This flavorful recipe gets its unique, trendy flavor from convenient, canned coconut milk and curry paste. The low-sodium chicken broth helps keep the sodium down and the flavor up.
Prep Time: 10 minutes
Cook Time: 20 minutes
- 1 1/2 pounds fish fillets (flounder salmon or other mild fish)
- use whatever type of fish are on sale or at best price. Check prices of frozen fish fillets.
- Coarsely ground black pepper, to taste
- 1 tablespoon olive oil
- 1 can sliced potatoes, drained
- 1 can low-sodium chicken broth
- 1 teaspoon chopped garlic
- 1 cup canned, light coconut milk
- 2/3 tablespoon Thai green curry paste
- 2 tablespoons chopped parsley (optional)
- Season fish fillets with pepper.
- Heat oil in a large skillet and brown fish on both sides.
- Add potatoes, broth and garlic to the skillet.
- Simmer about 5 minutes until the fish flakes with gentle pressure and internal temperature registers 145°F on a food thermometer.
- Transfer fish and potatoes to a warm platter.
- Over high heat, reduce liquid in the pan by about half.
- Stir in coconut milk and curry paste.
- Simmer until lightly thickened.
- Stir in parsley and pour over fish and potatoes.

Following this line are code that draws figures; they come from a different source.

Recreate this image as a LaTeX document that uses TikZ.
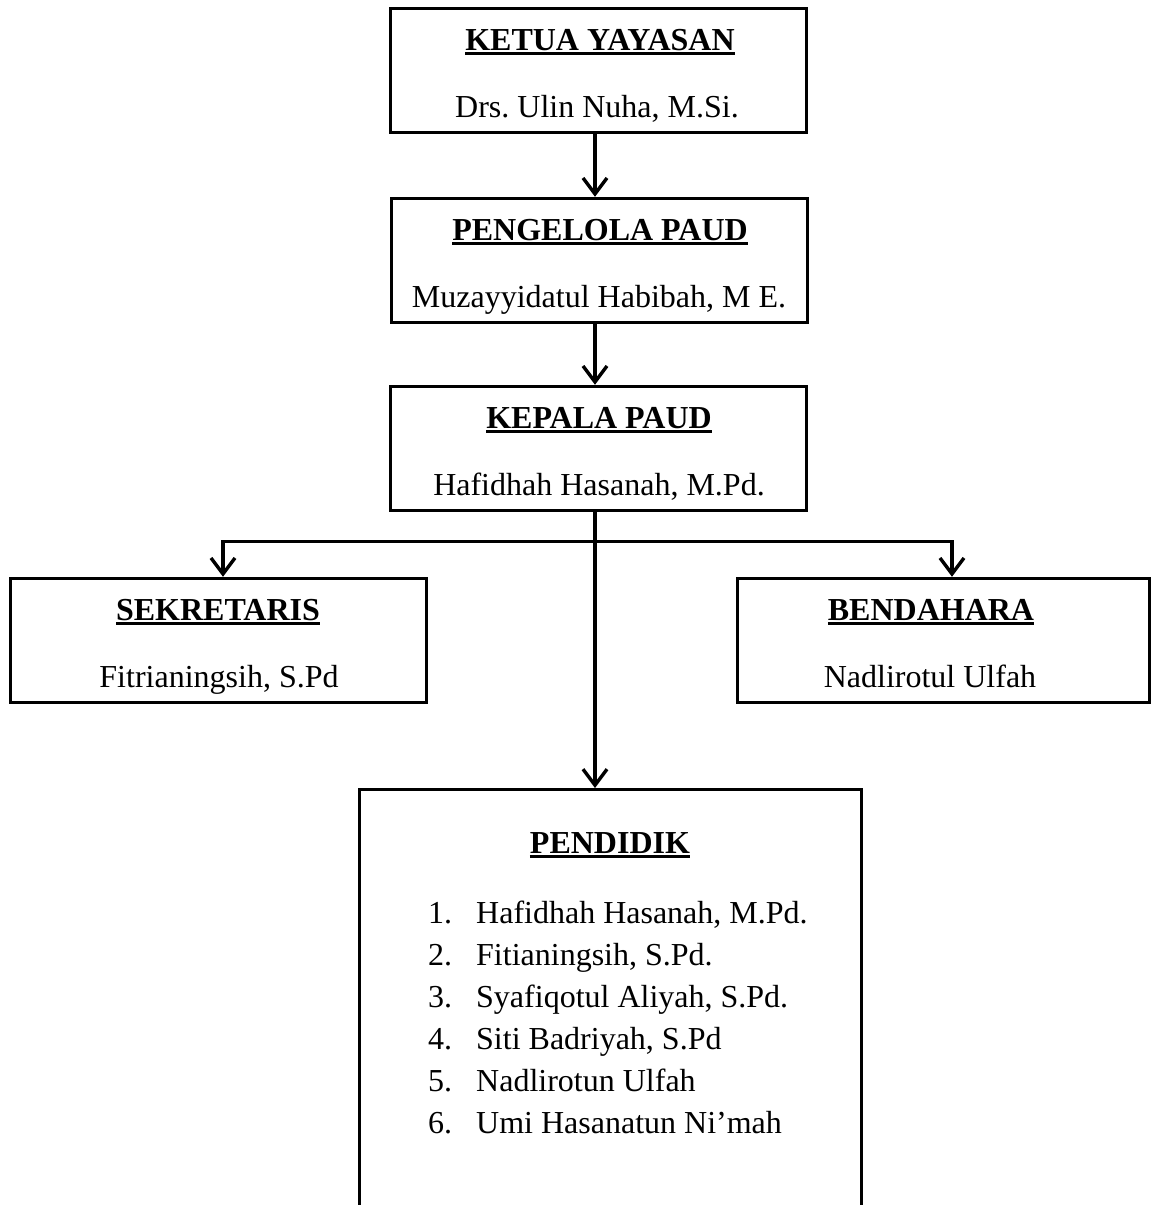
\documentclass[tikz,border=0pt]{standalone}
\usepackage{fontspec}
\setmainfont{Liberation Serif}
\usetikzlibrary{arrows.meta}
\frenchspacing
\newcommand\myul[1]{\setbox0\hbox{\textbf{#1}}\rlap{\copy0}\rule[-5pt]{\wd0}{2.8pt}}
\tikzset{
  orgbox/.style={draw, line width=3.4pt, rectangle, inner sep=0pt, minimum height=124pt},
  arr/.style={line width=3.4pt, line join=miter, -{Straight Barb[length=16pt,width=24pt]}},
  txt/.style={font=\fontsize{32}{38}\selectfont, inner sep=0pt, anchor=base},
  item/.style={font=\fontsize{32}{38}\selectfont, inner sep=0pt, anchor=base west},
}
\begin{document}
\begin{tikzpicture}[x=1pt,y=-1pt]
\clip (0,0) rectangle (1153,1205);
\fill[white] (0,0) rectangle (1153,1205);
% boxes
\node[orgbox, minimum width=416pt] (ketua) at (598.5,70.5) {};
\node[orgbox, minimum width=416pt] (peng) at (599.5,260.5) {};
\node[orgbox, minimum width=416pt] (kepala) at (598.5,448.5) {};
\node[orgbox, minimum width=416pt] (sek) at (218.5,640.5) {};
\node[orgbox, minimum width=412pt] (ben) at (943.5,640.5) {};
\node[orgbox, minimum width=502pt, minimum height=500pt, anchor=north] (pend) at (610.5,788) {};
% texts
\node[txt] (ketuaT) at (600,50) {\myul{KETUA YAYASAN}};
\node[txt] (ketuaN) at (597,117) {Drs. Ulin Nuha, M.Si.};
\node[txt] (pengT) at (600,240) {\myul{PENGELOLA PAUD}};
\node[txt] (pengN) at (599,307) {Muzayyidatul Habibah, M E.};
\node[txt] (kepT) at (599,428) {\myul{KEPALA PAUD}};
\node[txt] (kepN) at (599,495) {Hafidhah Hasanah, M.Pd.};
\node[txt] (sekT) at (218,620) {\myul{SEKRETARIS}};
\node[txt] (sekN) at (219,687) {Fitrianingsih, S.Pd};
\node[txt] (benT) at (931,620) {\myul{BENDAHARA}};
\node[txt] (benN) at (930,687) {Nadlirotul Ulfah};
\node[txt] (pendT) at (610,853) {\myul{PENDIDIK}};
\foreach \n/\name [count=\i] in {1/{Hafidhah Hasanah, M.Pd.},2/{Fitianingsih, S.Pd.},3/{Syafiqotul Aliyah, S.Pd.},4/{Siti Badriyah, S.Pd},5/{Nadlirotun Ulfah},6/{Umi Hasanatun Ni’mah}}{
  \node[item] (num\i) at (428,{923+42*(\i-1)}) {\n.};
  \node[item] (nm\i) at (476,{923+42*(\i-1)}) {\name};
}
% connectors
\coordinate (cx) at (595,0);
\coordinate (hl) at (223,541.5);
\coordinate (hr) at (952,541.5);
\draw[arr] (ketua.south -| cx) -- (peng.north -| cx);
\draw[arr] (peng.south -| cx) -- (kepala.north -| cx);
\draw[arr] (kepala.south -| cx) -- (pend.north -| cx);
\draw[arr] (hl -| cx) -- (hl) -- (hl |- sek.north);
\draw[arr] (hr -| cx) -- (hr) -- (hr |- ben.north);
\end{tikzpicture}
\end{document}
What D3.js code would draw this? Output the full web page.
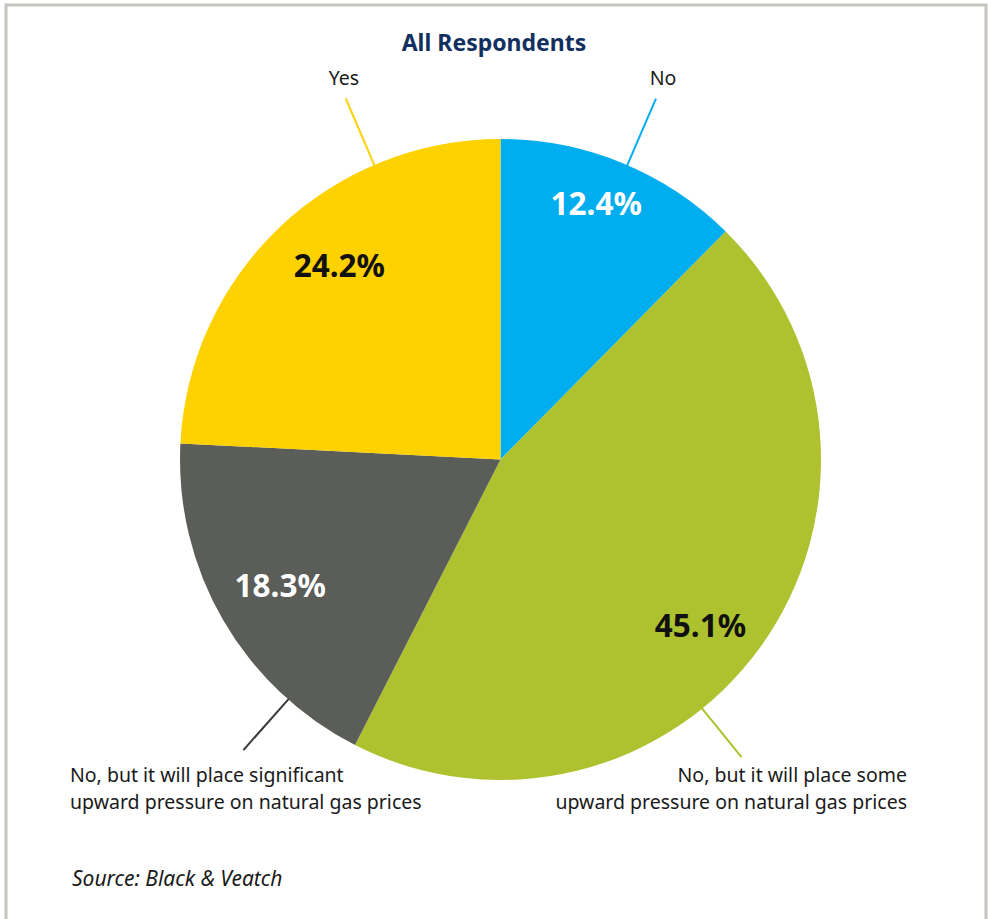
<!DOCTYPE html>
<html><head><meta charset="utf-8">
<script src="https://cdn.jsdelivr.net/npm/d3@7"></script>
<style>
html,body{margin:0;padding:0;background:#fff;}
svg{display:block;font-family:"Noto Sans","Open Sans",sans-serif;}
</style></head>
<body>
<svg id="chart" width="988" height="919"></svg>
<script>
// ---- data ----
const categories = [
  "No",
  "No, but it will place some upward pressure on natural gas prices",
  "No, but it will place significant upward pressure on natural gas prices",
  "Yes"
];
const values = [12.4, 45.1, 18.3, 24.2];
const valueLabels = ["12.4%", "45.1%", "18.3%", "24.2%"];
const outerLabelLines = [
  ["No"],
  ["No, but it will place some", "upward pressure on natural gas prices"],
  ["No, but it will place significant", "upward pressure on natural gas prices"],
  ["Yes"]
];
const title = "All Respondents";
const source = "Source: Black & Veatch";

// ---- style ----
const colors = ["#00adef", "#adc22e", "#5b5d59", "#fed100"];
const valueTextColors = ["#ffffff", "#111111", "#ffffff", "#111111"];
const cx = 500.5, cy = 459.5, R = 320.5;
const valueLabelR = [273, 260, 254, 252];
const valueLabelAngleOffset = [-1.8, 3.9, 0.2, 3.8]; // degrees
const leaderAngles = [23.3, 141, 221.5, -23.2]; // degrees, clockwise from top
const leaderOuterR = [393, 383, 388, 393];
const leaderColors = ["#00adef", "#adc22e", "#3a3a3a", "#fed100"];

const svg = d3.select("#chart");

// border
svg.append("rect").attr("x", 6).attr("y", 5).attr("width", 980).attr("height", 930)
  .attr("fill", "none").attr("stroke", "#c6c3be").attr("stroke-width", 3);

// title
svg.append("text").attr("x", 494).attr("y", 51).attr("text-anchor", "middle")
  .attr("font-size", 23).attr("font-weight", 700).attr("fill", "#12305f")
  .text(title);

const pie = d3.pie().sort(null).value(d => d)(values);
const arc = d3.arc().innerRadius(0).outerRadius(R);
const g = svg.append("g").attr("transform", `translate(${cx},${cy})`);

g.selectAll("path.slice").data(pie).join("path")
  .attr("class", "slice")
  .attr("d", arc)
  .attr("fill", (d, i) => colors[i]);

const rad = a => a * Math.PI / 180;
const pt = (angDeg, r) => [r * Math.sin(rad(angDeg)), -r * Math.cos(rad(angDeg))];

// value labels
g.selectAll("text.val").data(pie).join("text")
  .attr("class", "val")
  .attr("transform", (d, i) => {
    const mid = (d.startAngle + d.endAngle) / 2 * 180 / Math.PI + valueLabelAngleOffset[i];
    const p = pt(mid, valueLabelR[i]);
    return `translate(${p[0]},${p[1]})`;
  })
  .attr("text-anchor", "middle").attr("dy", "0.36em")
  .attr("font-size", 31.5).attr("font-weight", 700)
  .attr("fill", (d, i) => valueTextColors[i])
  .text((d, i) => valueLabels[i]);

// leader lines
g.selectAll("line.leader").data(pie).join("line")
  .attr("class", "leader")
  .each(function (d, i) {
    const a = pt(leaderAngles[i], R - 1), b = pt(leaderAngles[i], leaderOuterR[i]);
    d3.select(this).attr("x1", a[0]).attr("y1", a[1]).attr("x2", b[0]).attr("y2", b[1]);
  })
  .attr("stroke", (d, i) => leaderColors[i]).attr("stroke-width", 2);

// outer labels
const outerPos = [
  {x: 663, y: 85, anchor: "middle"},
  {x: 907, y: 782, anchor: "end"},
  {x: 70, y: 782, anchor: "start"},
  {x: 344, y: 85, anchor: "middle"}
];
outerLabelLines.forEach((lines, i) => {
  const t = svg.append("text").attr("x", outerPos[i].x).attr("y", outerPos[i].y)
    .attr("text-anchor", outerPos[i].anchor).attr("font-size", 19.5).attr("fill", "#1a1a1a");
  lines.forEach((ln, j) => t.append("tspan").attr("x", outerPos[i].x).attr("dy", j === 0 ? 0 : 27).text(ln));
});

// source
svg.append("text").attr("x", 72).attr("y", 886).attr("font-size", 21)
  .attr("font-style", "italic").attr("fill", "#1a1a1a").text(source);
</script>
</body></html>
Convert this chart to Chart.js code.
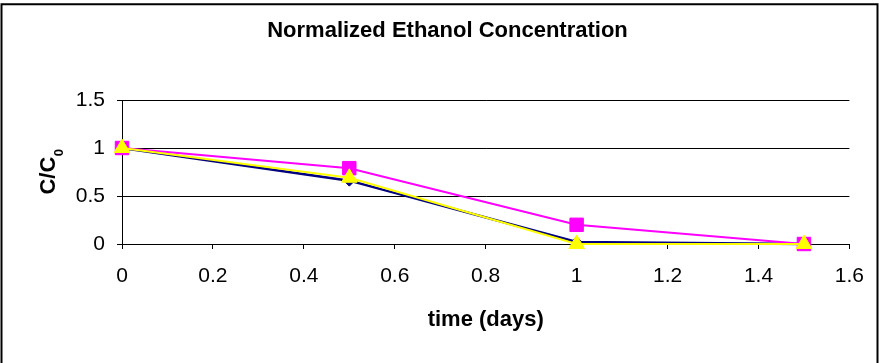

Recipe and photo courtesy of What’s Cooking? USDA Mixing Bowl.
Amount per serving
|Total Fat 10g|
|Saturated Fat 3g|
|Total Carbs 19g|
|Dietary Fiber 3g|
|Added Sugars 0g|
|Vitamin D 4mcg|
*Percent Daily Values are included where available. They are based on a 2,000
calorie diet. Your daily value may be higher or lower depending on your calorie needs.